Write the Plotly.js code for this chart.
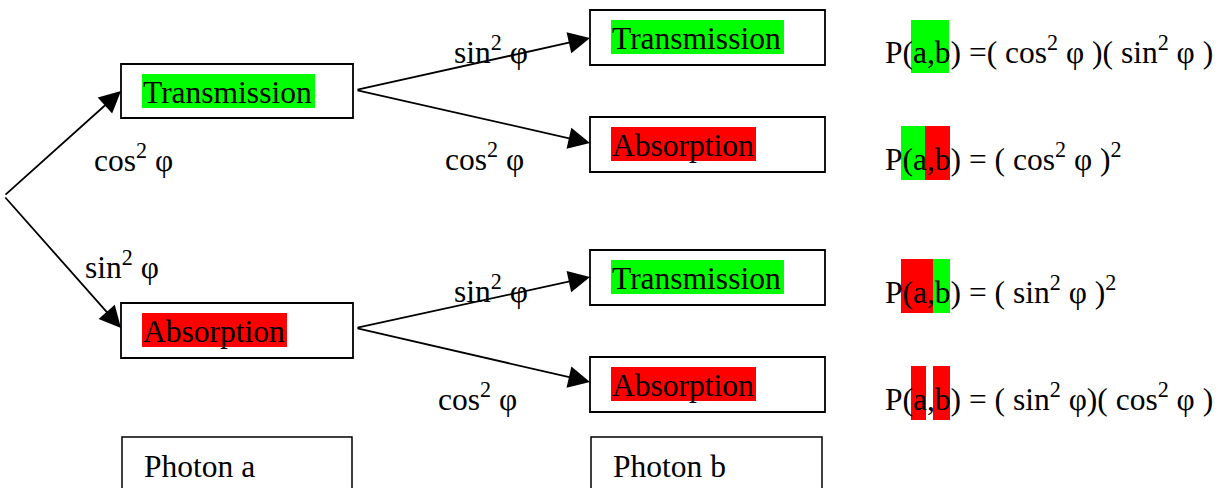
<!DOCTYPE html>
<html>
<head>
<meta charset="utf-8">
<script src="https://cdn.plot.ly/plotly-3.0.1.min.js"></script>
<style>html,body{margin:0;padding:0;background:#fff;}#chart{width:1226px;height:488px;}</style>
</head>
<body>
<div id="chart"></div>
<script>
// ---- content ----
const nodeLabels   = ['Transmission', 'Absorption', 'Transmission', 'Absorption', 'Transmission', 'Absorption'];
const nodeStates   = ['T', 'A', 'T', 'A', 'T', 'A'];
const branchLabels = ['cos<sup>2</sup> φ', 'sin<sup>2</sup> φ', 'sin<sup>2</sup> φ', 'cos<sup>2</sup> φ', 'sin<sup>2</sup> φ', 'cos<sup>2</sup> φ'];
const photonLabels = ['Photon a', 'Photon b'];
const equations = [
  'P(a,b) =( cos<sup>2</sup> φ )( sin<sup>2</sup> φ )',
  'P(a,b) = ( cos<sup>2</sup> φ )<sup>2</sup>',
  'P(a,b) = ( sin<sup>2</sup> φ )<sup>2</sup>',
  'P(a,b) = ( sin<sup>2</sup> φ)( cos<sup>2</sup> φ )'
];
const eqStateA = ['T', 'T', 'A', 'A'];
const eqStateB = ['T', 'A', 'T', 'A'];

// ---- layout geometry (pixels) ----
const W = 1226, H = 488;
const stateColor = {T: '#00ff00', A: '#ff0000'};
const hlWidth = {T: 173, A: 145};
const boxes = [
  {x0: 121, x1: 353, y0: 64,  y1: 118},
  {x0: 121, x1: 353, y0: 303, y1: 358},
  {x0: 590, x1: 825, y0: 10,  y1: 65},
  {x0: 590, x1: 825, y0: 117, y1: 172},
  {x0: 590, x1: 825, y0: 250, y1: 305},
  {x0: 590, x1: 825, y0: 357, y1: 412}
];
const photonBoxes = [
  {x0: 122, x1: 352, y0: 437, y1: 500},
  {x0: 591, x1: 822, y0: 437, y1: 500}
];
// arrows: tail -> tip
const arrows = [
  {from: [4, 196],   to: [121, 91]},
  {from: [4, 196],   to: [121, 328]},
  {from: [356, 90],  to: [590, 38]},
  {from: [356, 90],  to: [590, 143]},
  {from: [356, 328], to: [590, 277]},
  {from: [356, 328], to: [590, 382]}
];
const branchPos = [[92, 158], [83, 265], [452, 50], [443, 157], [452, 289], [436, 397]];
const eqX = 883;
const eqY = [50, 157, 290, 397];
const eqHl = [
  {y0: 20,  y1: 73,  segA: [911, 930], segB: [930, 949]},
  {y0: 126, y1: 180, segA: [901, 925], segB: [925, 950]},
  {y0: 259, y1: 313, segA: [901, 933], segB: [933, 950]},
  {y0: 366, y1: 420, segA: [911, 926], segB: [933, 950]}
];

const FONT = 'Liberation Serif';
const FS = 31.5;
const shapes = [];
const annotations = [];

// node boxes with highlighted labels
boxes.forEach((b, i) => {
  const st = nodeStates[i];
  shapes.push({type: 'rect', xref: 'x', yref: 'y', x0: b.x0 + 21, x1: b.x0 + 21 + hlWidth[st],
    y0: b.y0 + 10, y1: b.y0 + 44, fillcolor: stateColor[st], line: {width: 0}, layer: 'below'});
  shapes.push({type: 'rect', xref: 'x', yref: 'y', x0: b.x0, x1: b.x1, y0: b.y0, y1: b.y1,
    fillcolor: 'rgba(0,0,0,0)', line: {color: '#000', width: 1.8}, layer: 'above'});
  annotations.push({xref: 'x', yref: 'y', x: b.x0 + 20, y: (b.y0 + b.y1) / 2 + 1, xanchor: 'left', yanchor: 'middle',
    text: nodeLabels[i], showarrow: false, font: {family: FONT, size: FS, color: '#000'}});
});

photonBoxes.forEach((b, i) => {
  shapes.push({type: 'rect', xref: 'x', yref: 'y', x0: b.x0, x1: b.x1, y0: b.y0, y1: b.y1,
    fillcolor: 'rgba(0,0,0,0)', line: {color: '#000', width: 1.5}, layer: 'above'});
  annotations.push({xref: 'x', yref: 'y', x: b.x0 + 20, y: b.y0 + 29, xanchor: 'left', yanchor: 'middle',
    text: photonLabels[i], showarrow: false, font: {family: FONT, size: FS, color: '#000'}});
});

arrows.forEach(a => {
  annotations.push({xref: 'x', yref: 'y', axref: 'x', ayref: 'y', x: a.to[0], y: a.to[1], ax: a.from[0], ay: a.from[1],
    text: '', showarrow: true, arrowhead: 2, arrowsize: 2.4, arrowwidth: 1.8, arrowcolor: '#000', standoff: 0, startstandoff: 0});
});

branchLabels.forEach((t, i) => {
  annotations.push({xref: 'x', yref: 'y', x: branchPos[i][0], y: branchPos[i][1], xanchor: 'left', yanchor: 'middle',
    text: t, showarrow: false, font: {family: FONT, size: FS, color: '#000'}});
});

equations.forEach((t, i) => {
  const h = eqHl[i];
  shapes.push({type: 'rect', xref: 'x', yref: 'y', x0: h.segA[0], x1: h.segA[1], y0: h.y0, y1: h.y1,
    fillcolor: stateColor[eqStateA[i]], line: {width: 0}, layer: 'below'});
  shapes.push({type: 'rect', xref: 'x', yref: 'y', x0: h.segB[0], x1: h.segB[1], y0: h.y0, y1: h.y1,
    fillcolor: stateColor[eqStateB[i]], line: {width: 0}, layer: 'below'});
  annotations.push({xref: 'x', yref: 'y', x: eqX, y: eqY[i], xanchor: 'left', yanchor: 'middle',
    text: t, showarrow: false, font: {family: FONT, size: FS, color: '#000'}});
});

const layout = {
  width: W, height: H,
  margin: {l: 0, r: 0, t: 0, b: 0},
  paper_bgcolor: '#fff', plot_bgcolor: '#fff',
  showlegend: false,
  font: {family: FONT, size: FS},
  xaxis: {range: [0, W], visible: false, fixedrange: true},
  yaxis: {range: [H, 0], visible: false, fixedrange: true},
  shapes: shapes,
  annotations: annotations
};

Plotly.newPlot('chart', [{x: [], y: [], type: 'scatter', mode: 'lines', hoverinfo: 'skip'}], layout, {staticPlot: true, displayModeBar: false});
</script>
</body>
</html>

**Short task**
Print, exactly as written, the lines above from the first one to the one containing "const eqStateB = ['T', 'A', 'T', 'A'];". Leave out pictures.

**Completed exercise**
Write the Plotly.js code for this chart.
<!DOCTYPE html>
<html>
<head>
<meta charset="utf-8">
<script src="https://cdn.plot.ly/plotly-3.0.1.min.js"></script>
<style>html,body{margin:0;padding:0;background:#fff;}#chart{width:1226px;height:488px;}</style>
</head>
<body>
<div id="chart"></div>
<script>
// ---- content ----
const nodeLabels   = ['Transmission', 'Absorption', 'Transmission', 'Absorption', 'Transmission', 'Absorption'];
const nodeStates   = ['T', 'A', 'T', 'A', 'T', 'A'];
const branchLabels = ['cos<sup>2</sup> φ', 'sin<sup>2</sup> φ', 'sin<sup>2</sup> φ', 'cos<sup>2</sup> φ', 'sin<sup>2</sup> φ', 'cos<sup>2</sup> φ'];
const photonLabels = ['Photon a', 'Photon b'];
const equations = [
  'P(a,b) =( cos<sup>2</sup> φ )( sin<sup>2</sup> φ )',
  'P(a,b) = ( cos<sup>2</sup> φ )<sup>2</sup>',
  'P(a,b) = ( sin<sup>2</sup> φ )<sup>2</sup>',
  'P(a,b) = ( sin<sup>2</sup> φ)( cos<sup>2</sup> φ )'
];
const eqStateA = ['T', 'T', 'A', 'A'];
const eqStateB = ['T', 'A', 'T', 'A'];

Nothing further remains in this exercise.